Shorter payback windows tend to have an outsized effect in distributed energy markets. They make projects easier to justify internally for businesses, lower the psychological barrier for households, and improve the appeal of solar in a market where financing may not always be straightforward. In Argentina’s case, rising retail electricity prices are doing as much of the work as falling technology costs.

That combination is particularly important because distributed generation is usually highly sensitive to retail tariffs. Utility-scale solar can compete through wholesale power markets or long-term contracts, but rooftop and behind-the-meter systems depend heavily on the savings visible in a customer’s monthly bill. Once tariffs rise enough, adoption can accelerate quickly even without major changes in technology performance.

Private-sector demand appears to be driving the next stage

pv magazine described the current expansion as strongly driven by the private sector. That suggests the market is being pushed by end-user demand rather than by a purely state-led buildout. For the industry, that is a meaningful signal. A market anchored in customer economics can support a broader ecosystem of installers, equipment distributors, engineering services, and financing providers.

Argentina’s growth since 2019 also suggests that distributed generation has moved through a slower early-adoption period and is now benefiting from more favorable conditions on both the cost and revenue sides of the equation. If tariffs remain elevated and equipment prices stay low, installation growth could remain strong, especially in sectors where electricity consumption is predictable and daytime load can be matched against solar output.

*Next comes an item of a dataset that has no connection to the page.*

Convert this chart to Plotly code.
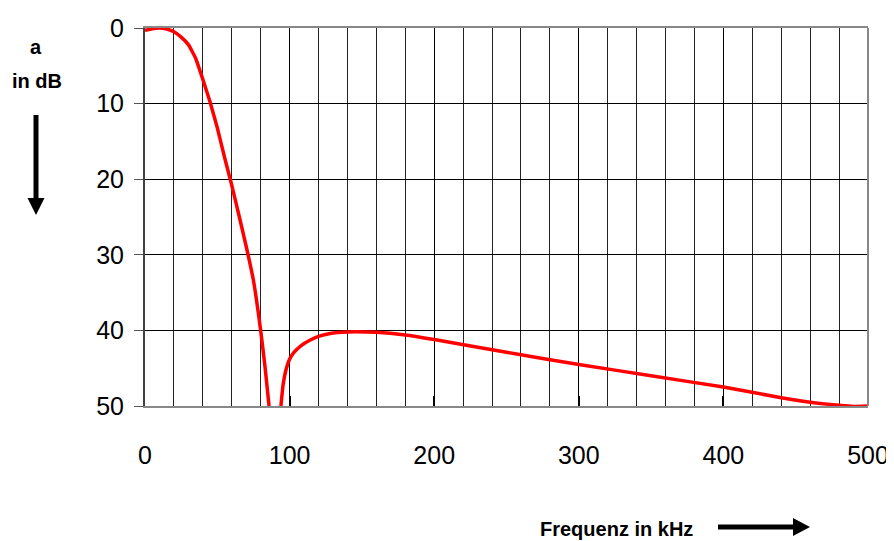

Commercial and industrial users are likely to be among the most responsive segments. Businesses facing rising electricity costs often have a clear incentive to hedge operating expenses through on-site generation, particularly when project recovery periods fall into the three-to-four-year range reported by pv magazine. Residential customers may follow as installers scale and as awareness of the economics improves.

What the growth signals for Argentina’s power market

The expansion of distributed solar does not just reflect customer behavior. It also signals a broader adjustment in Argentina’s electricity market, where price changes are making energy efficiency and self-generation more financially relevant. That can alter grid demand patterns, encourage more investment in distributed technologies, and gradually change how power consumers think about reliability and cost control.

For installers and developers, the current environment may be one of the most favorable in years. When hardware costs, labor availability, and bill savings all move in the same direction, sales cycles can shorten and project pipelines can become more predictable. Those conditions can support a deeper market rather than a temporary surge.

The next question is whether the country can translate current momentum into a stable long-term distributed energy base. Sustained growth would depend on continued project bankability, execution capacity, and a regulatory environment that allows user-generators to connect systems efficiently. But based on the figures and comments reported by pv magazine, Argentina’s rooftop and behind-the-meter solar market is no longer waiting for a future catalyst. The catalyst appears to be here already, in the form of changed economics that are making distributed generation harder to ignore.

Key figures from the report

  • More than 4,000 user-generators are now operating in Argentina.
  • Installed distributed generation capacity has reached 143 megawatts.
  • Typical solar project payback periods are reported at roughly three to four years.
  • Growth is being supported by higher electricity tariffs, lower equipment costs, and competitive labor conditions.